Joule heating and pore pressure evolution, magmatic intrusions at continental rifts, and microseisms in Yellowstone Lake

Abstract

The goal of this thesis is to investigate research topics related to geothermal resources. Chapter 1 introduces the thesis and motivates the need to study research topics in relevant geothermal environments, and develop new technologies to economically extract heat from these resources. In Chapter 2, microseism events in Yellowstone National Park are studied. Yellowstone is located in one of the most seismically active volcanic calderas in the world and is a widely studied area for investigating physical (e.g., faulting) and chemical (e.g., hydrothermal venting) relationships in geothermal systems.
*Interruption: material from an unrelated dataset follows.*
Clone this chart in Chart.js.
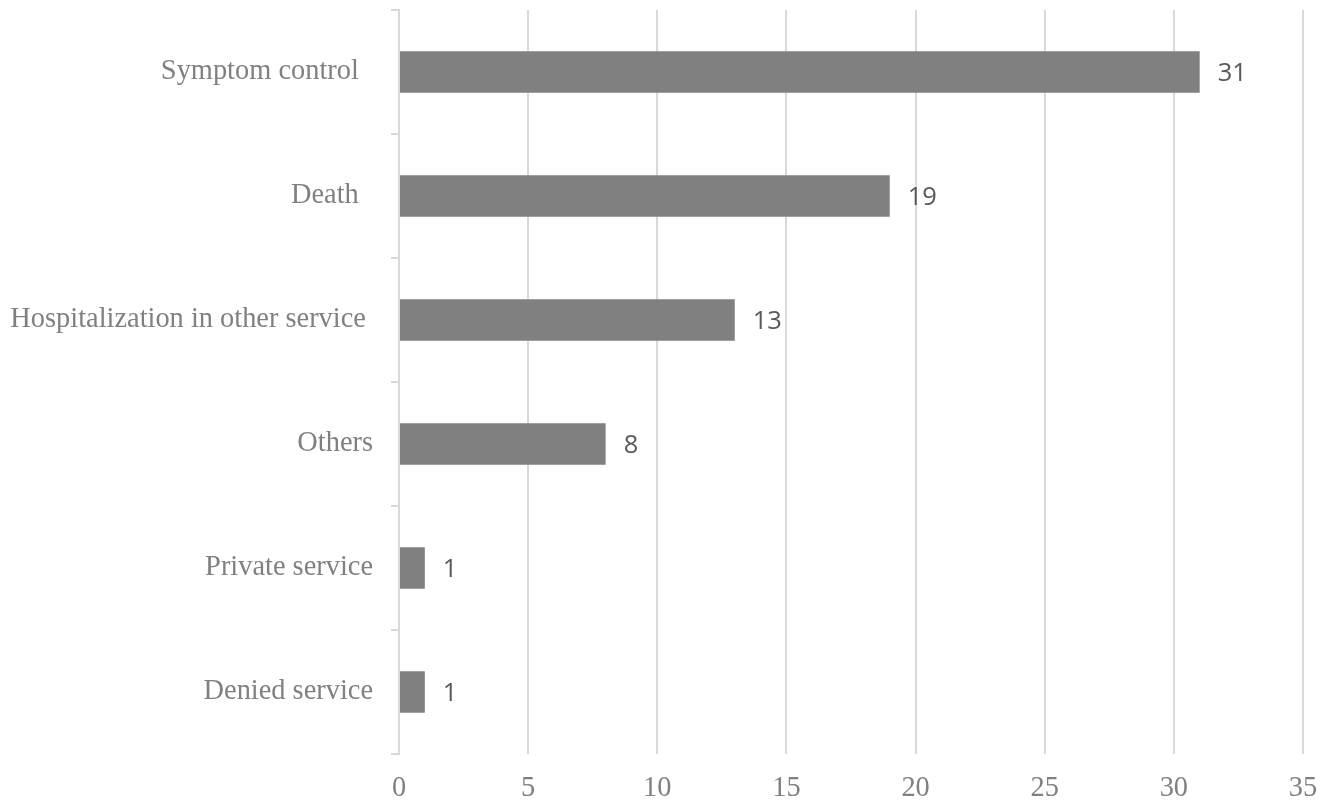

Chapter 3 describes dike intrusion modeling research I conducted early in my graduate studies including the feedback mechanisms between magma injection at plate spreading centers and topographic development. Chapter 4 represents a shift in my research interests from science to engineering problems relevant for geothermal heat extraction. In this chapter, I describe the design process for developing a novel experimental approach to study the effects of applying a high-voltage to saturated rock specimens under in-situ states of stress. This novel “Electric Rock Fracturing” experimental set-up is used in Chapter 5, the final chapter of this thesis, to study the effects of high-voltage application on the temperature, electrical conductivity, and permeability of brine saturated Berea Sandstone rock specimens.